• **Direction**: Working from the data below, reproduce exactly the lines starting at the one that holds "Reproduce this chart with Apache ECharts." and ending at the one that holds "const yTicks = [0, 500, 1000, 1500, 2000, 2500, 3000];". Pictures are excluded.
---------- Available data ----------
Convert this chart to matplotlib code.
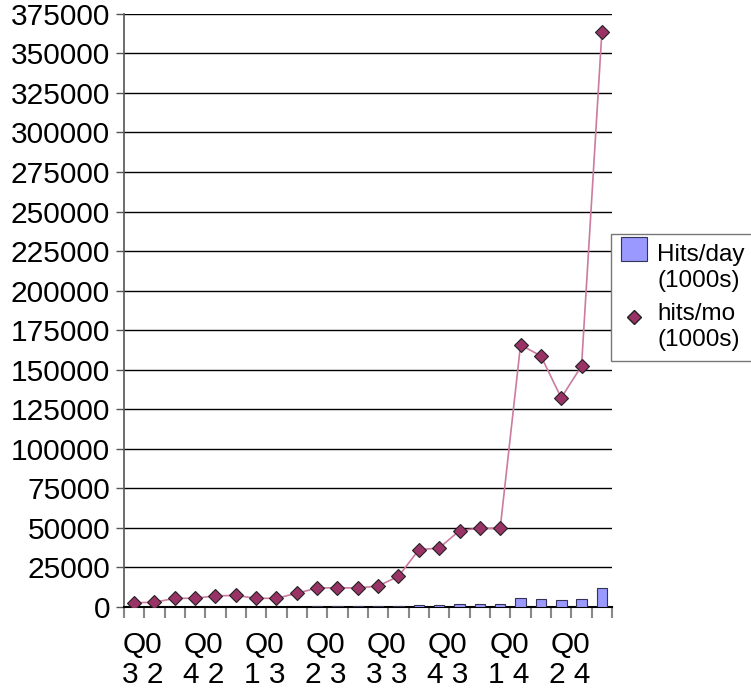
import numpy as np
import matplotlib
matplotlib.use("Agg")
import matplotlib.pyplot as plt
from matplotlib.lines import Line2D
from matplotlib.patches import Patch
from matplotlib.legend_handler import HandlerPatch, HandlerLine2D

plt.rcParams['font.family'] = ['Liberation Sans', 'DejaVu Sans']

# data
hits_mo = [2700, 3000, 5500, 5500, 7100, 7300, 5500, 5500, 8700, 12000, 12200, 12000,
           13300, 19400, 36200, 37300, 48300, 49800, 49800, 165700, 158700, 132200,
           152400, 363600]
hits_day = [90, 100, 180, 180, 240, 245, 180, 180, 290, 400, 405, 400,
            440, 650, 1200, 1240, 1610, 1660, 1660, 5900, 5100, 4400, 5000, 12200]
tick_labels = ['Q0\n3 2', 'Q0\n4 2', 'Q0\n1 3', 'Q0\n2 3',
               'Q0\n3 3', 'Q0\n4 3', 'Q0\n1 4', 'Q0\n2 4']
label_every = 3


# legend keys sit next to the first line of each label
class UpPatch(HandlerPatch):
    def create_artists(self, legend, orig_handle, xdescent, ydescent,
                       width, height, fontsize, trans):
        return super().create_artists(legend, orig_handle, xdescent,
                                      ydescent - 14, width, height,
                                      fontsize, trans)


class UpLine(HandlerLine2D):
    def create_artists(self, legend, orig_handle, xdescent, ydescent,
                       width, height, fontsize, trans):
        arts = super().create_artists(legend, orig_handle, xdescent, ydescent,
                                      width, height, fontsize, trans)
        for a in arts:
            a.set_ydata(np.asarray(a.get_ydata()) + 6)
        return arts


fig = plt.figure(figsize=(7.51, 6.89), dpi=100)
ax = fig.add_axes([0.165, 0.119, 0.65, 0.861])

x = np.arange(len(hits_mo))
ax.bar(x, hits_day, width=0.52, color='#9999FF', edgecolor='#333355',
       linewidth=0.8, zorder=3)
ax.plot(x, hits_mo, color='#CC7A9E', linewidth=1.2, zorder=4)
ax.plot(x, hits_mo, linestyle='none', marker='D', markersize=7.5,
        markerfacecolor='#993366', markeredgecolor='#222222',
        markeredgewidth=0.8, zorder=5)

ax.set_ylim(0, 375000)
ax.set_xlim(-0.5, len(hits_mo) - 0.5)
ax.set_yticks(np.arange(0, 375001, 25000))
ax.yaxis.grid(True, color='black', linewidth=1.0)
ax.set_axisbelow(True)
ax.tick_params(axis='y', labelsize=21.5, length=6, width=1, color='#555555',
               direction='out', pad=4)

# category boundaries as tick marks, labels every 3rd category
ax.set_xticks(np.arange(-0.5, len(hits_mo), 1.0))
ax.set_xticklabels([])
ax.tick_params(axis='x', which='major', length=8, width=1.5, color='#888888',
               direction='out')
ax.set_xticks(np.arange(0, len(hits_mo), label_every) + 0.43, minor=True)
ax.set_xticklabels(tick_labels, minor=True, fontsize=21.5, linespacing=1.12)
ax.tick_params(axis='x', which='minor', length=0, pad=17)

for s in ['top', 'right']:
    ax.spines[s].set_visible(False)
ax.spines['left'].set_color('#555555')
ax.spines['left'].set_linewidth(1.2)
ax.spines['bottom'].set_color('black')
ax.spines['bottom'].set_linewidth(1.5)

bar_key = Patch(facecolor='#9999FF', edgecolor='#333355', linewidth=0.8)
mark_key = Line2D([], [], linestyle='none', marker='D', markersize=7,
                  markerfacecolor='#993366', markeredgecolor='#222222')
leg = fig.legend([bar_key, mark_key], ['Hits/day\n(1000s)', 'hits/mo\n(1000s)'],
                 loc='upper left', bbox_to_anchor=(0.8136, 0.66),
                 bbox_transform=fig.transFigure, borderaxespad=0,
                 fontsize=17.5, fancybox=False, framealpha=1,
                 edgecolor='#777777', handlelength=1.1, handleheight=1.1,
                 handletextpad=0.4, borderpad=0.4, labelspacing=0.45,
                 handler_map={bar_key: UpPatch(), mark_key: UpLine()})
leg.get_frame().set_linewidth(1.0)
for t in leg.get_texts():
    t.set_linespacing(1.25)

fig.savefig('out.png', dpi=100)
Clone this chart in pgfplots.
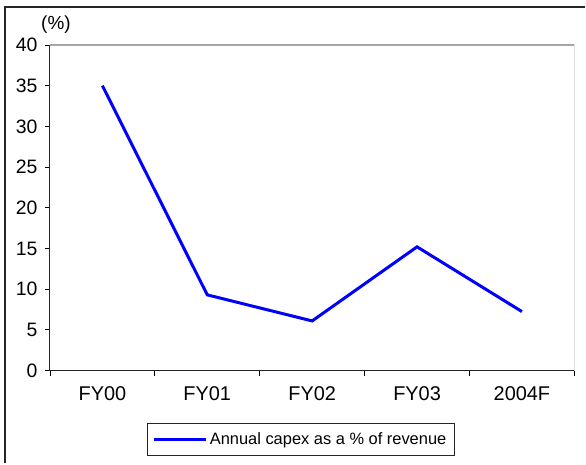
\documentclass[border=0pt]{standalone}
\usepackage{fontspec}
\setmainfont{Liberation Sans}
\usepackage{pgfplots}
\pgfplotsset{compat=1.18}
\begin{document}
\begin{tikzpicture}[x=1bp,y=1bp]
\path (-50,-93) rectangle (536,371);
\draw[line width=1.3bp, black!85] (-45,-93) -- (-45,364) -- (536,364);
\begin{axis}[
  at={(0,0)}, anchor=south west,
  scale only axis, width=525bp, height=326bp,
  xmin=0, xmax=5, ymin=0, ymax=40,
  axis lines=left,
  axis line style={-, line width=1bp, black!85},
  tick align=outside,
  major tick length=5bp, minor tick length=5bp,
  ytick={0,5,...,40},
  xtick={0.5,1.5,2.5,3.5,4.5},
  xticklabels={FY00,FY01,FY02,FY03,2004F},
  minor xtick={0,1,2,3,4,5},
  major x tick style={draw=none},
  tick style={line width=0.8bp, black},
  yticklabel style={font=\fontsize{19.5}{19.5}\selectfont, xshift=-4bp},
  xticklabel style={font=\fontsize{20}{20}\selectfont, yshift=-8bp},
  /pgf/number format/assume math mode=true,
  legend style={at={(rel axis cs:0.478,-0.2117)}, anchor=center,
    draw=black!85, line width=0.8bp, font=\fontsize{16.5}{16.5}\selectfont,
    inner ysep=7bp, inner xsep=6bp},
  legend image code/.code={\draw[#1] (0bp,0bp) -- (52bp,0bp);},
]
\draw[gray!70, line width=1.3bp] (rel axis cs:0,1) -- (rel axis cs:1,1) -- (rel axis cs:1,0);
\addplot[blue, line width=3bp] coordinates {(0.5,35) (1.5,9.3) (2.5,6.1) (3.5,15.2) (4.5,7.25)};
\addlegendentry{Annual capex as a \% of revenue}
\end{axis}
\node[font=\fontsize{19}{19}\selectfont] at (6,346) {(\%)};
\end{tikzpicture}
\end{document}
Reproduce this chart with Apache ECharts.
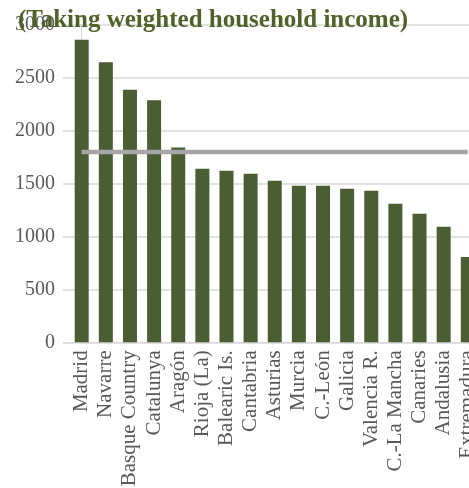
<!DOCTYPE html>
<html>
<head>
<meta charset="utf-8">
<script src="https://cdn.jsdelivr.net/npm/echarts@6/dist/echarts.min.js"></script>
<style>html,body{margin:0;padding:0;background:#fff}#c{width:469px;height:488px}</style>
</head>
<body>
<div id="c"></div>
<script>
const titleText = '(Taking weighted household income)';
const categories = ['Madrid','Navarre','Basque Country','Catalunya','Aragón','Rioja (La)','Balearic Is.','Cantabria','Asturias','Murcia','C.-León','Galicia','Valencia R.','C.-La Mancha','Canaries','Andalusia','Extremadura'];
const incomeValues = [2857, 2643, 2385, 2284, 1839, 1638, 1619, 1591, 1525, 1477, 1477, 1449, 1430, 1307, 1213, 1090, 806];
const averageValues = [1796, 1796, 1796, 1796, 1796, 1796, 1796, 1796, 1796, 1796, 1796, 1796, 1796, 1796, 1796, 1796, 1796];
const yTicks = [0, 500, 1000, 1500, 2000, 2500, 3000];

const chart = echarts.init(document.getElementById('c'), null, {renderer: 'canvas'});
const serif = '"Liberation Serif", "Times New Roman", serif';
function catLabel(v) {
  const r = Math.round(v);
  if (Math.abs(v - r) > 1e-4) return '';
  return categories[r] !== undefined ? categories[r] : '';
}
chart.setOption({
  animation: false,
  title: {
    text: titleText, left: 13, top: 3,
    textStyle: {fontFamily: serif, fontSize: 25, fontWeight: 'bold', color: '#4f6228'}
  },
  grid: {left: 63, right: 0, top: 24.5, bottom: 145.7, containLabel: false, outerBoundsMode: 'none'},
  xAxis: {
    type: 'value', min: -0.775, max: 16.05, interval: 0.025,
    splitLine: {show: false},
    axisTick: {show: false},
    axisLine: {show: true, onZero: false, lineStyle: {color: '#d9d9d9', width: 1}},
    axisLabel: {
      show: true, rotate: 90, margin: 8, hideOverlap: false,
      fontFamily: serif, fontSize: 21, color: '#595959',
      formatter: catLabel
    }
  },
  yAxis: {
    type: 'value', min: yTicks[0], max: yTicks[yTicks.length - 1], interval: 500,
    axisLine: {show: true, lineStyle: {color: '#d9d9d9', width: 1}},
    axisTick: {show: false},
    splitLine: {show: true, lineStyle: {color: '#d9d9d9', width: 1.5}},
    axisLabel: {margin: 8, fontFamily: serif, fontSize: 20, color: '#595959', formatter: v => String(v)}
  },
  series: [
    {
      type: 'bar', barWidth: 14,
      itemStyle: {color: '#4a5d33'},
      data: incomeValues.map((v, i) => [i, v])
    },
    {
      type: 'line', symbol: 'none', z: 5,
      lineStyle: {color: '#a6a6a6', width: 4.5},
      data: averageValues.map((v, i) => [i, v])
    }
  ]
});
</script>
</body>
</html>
----------
• **The result**:
Reproduce this chart with Apache ECharts.
<!DOCTYPE html>
<html>
<head>
<meta charset="utf-8">
<script src="https://cdn.jsdelivr.net/npm/echarts@6/dist/echarts.min.js"></script>
<style>html,body{margin:0;padding:0;background:#fff}#c{width:469px;height:488px}</style>
</head>
<body>
<div id="c"></div>
<script>
const titleText = '(Taking weighted household income)';
const categories = ['Madrid','Navarre','Basque Country','Catalunya','Aragón','Rioja (La)','Balearic Is.','Cantabria','Asturias','Murcia','C.-León','Galicia','Valencia R.','C.-La Mancha','Canaries','Andalusia','Extremadura'];
const incomeValues = [2857, 2643, 2385, 2284, 1839, 1638, 1619, 1591, 1525, 1477, 1477, 1449, 1430, 1307, 1213, 1090, 806];
const averageValues = [1796, 1796, 1796, 1796, 1796, 1796, 1796, 1796, 1796, 1796, 1796, 1796, 1796, 1796, 1796, 1796, 1796];
const yTicks = [0, 500, 1000, 1500, 2000, 2500, 3000];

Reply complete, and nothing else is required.